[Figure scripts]

** start **

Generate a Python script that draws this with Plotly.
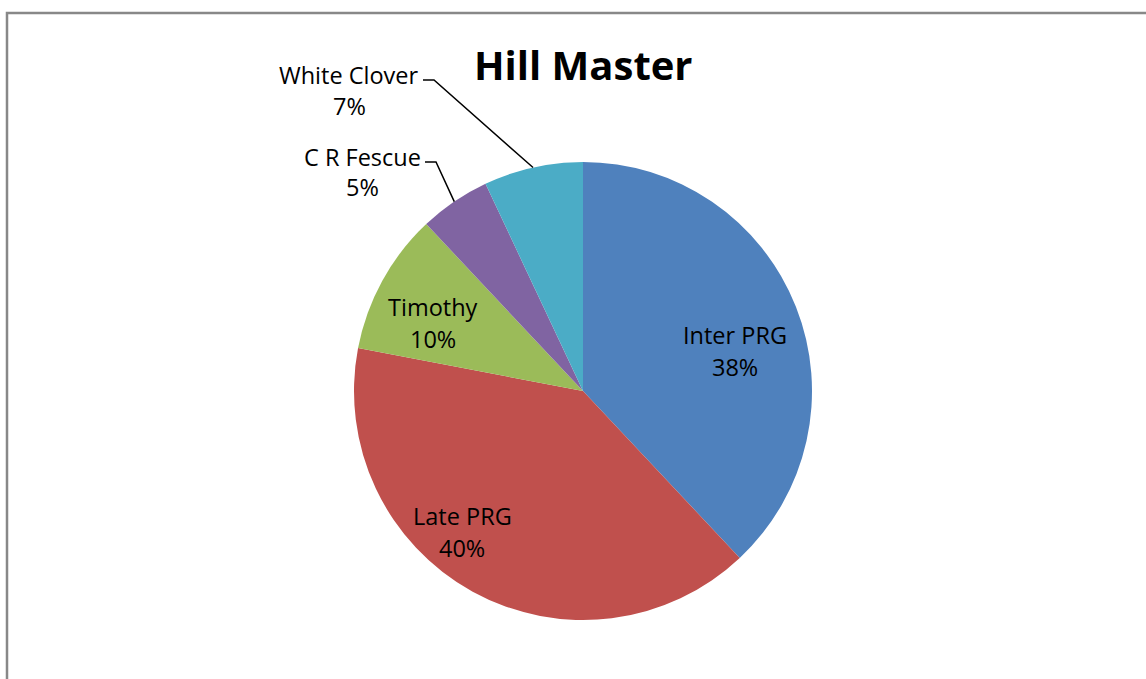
import math
import plotly.graph_objects as go

# ---- data ----
labels = ["Inter PRG", "Late PRG", "Timothy", "C R Fescue", "White Clover"]
values = [38, 40, 10, 5, 7]
colors = ["#4F81BD", "#C0504D", "#9BBB59", "#8064A2", "#4BACC6"]
title_text = "Hill Master"

# ---- layout (pixels, in screen coordinates) ----
W, H = 1146, 679
OFF = 0  # page body margin removed via post_script
cx, cy, R = 583, 391, 229
FONT = "Open Sans"

def px(x):
    return (x - OFF) / W

def py(y):
    return 1 - (y - OFF) / H

# label text centres (x, name line y, pct line y) in pixels
label_pos = {
    "Inter PRG": (735, 335, 367),
    "Late PRG": (462, 516, 548),
    "Timothy": (433, 307, 339),
    "C R Fescue": (362, 157, 187),
    "White Clover": (349, 75, 106),
}
# leader-line elbows for outside labels: (start x, end x, y)
leaders = {
    "C R Fescue": (425, 436, 162),
    "White Clover": (423, 434, 80),
}

fig = go.Figure(go.Pie(
    labels=labels, values=values, sort=False, direction="clockwise",
    rotation=0, marker=dict(colors=colors, line=dict(width=0)),
    textinfo="none", hoverinfo="label+percent", showlegend=False,
    domain=dict(x=[px(cx - R), px(cx + R)], y=[py(cy + R), py(cy - R)]),
))

total = sum(values)
annotations = []
shapes = []
cum = 0
for lab, v in zip(labels, values):
    mid = (cum + v / 2) / total * 2 * math.pi
    cum += v
    pct = f"{round(100 * v / total)}%"
    lx, ny, pyy = label_pos[lab]
    for txt, yy in ((lab, ny), (pct, pyy)):
        annotations.append(dict(
            x=px(lx), y=py(yy), xref="paper", yref="paper", text=txt,
            showarrow=False, xanchor="center", yanchor="middle",
            font=dict(family=FONT, size=23.5, color="#000000"),
        ))
    if lab in leaders:
        x0, x1, ly = leaders[lab]
        ex = cx + R * math.sin(mid)
        ey = cy - R * math.cos(mid)
        path = (f"M {px(x0)} {py(ly)} L {px(x1)} {py(ly)} "
                f"L {px(ex)} {py(ey)}")
        shapes.append(dict(type="path", path=path, xref="paper", yref="paper",
                           line=dict(color="#000000", width=1.5)))

annotations.append(dict(
    x=px(583), y=py(64), xref="paper", yref="paper", text=f"<b>{title_text}</b>",
    showarrow=False, xanchor="center", yanchor="middle",
    font=dict(family=FONT, size=40, color="#000000"),
))

shapes.append(dict(type="rect", xref="paper", yref="paper",
                   x0=px(7), x1=1.2, y0=-0.2, y1=py(13),
                   line=dict(color="#888888", width=2.5), layer="below"))

fig.update_layout(
    width=W, height=H, margin=dict(l=0, r=0, t=0, b=0),
    paper_bgcolor="#ffffff", plot_bgcolor="#ffffff",
    annotations=annotations, shapes=shapes,
)

fig.write_html("out.html", config={"displayModeBar": False},
               post_script="document.body.style.margin='0px';document.body.style.overflow='hidden';")
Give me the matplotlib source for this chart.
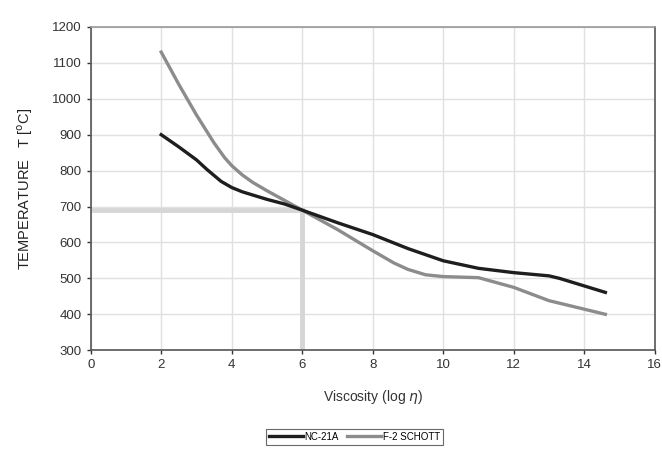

** end **

Reproduce only the lines running from the beginning of the entries above to the line holding "import plotly.graph_objects as go", inclusive. Pictures stay out of the copy.

▶ [Task response]:
Generate a Python script that draws this with Plotly.
import math
import plotly.graph_objects as go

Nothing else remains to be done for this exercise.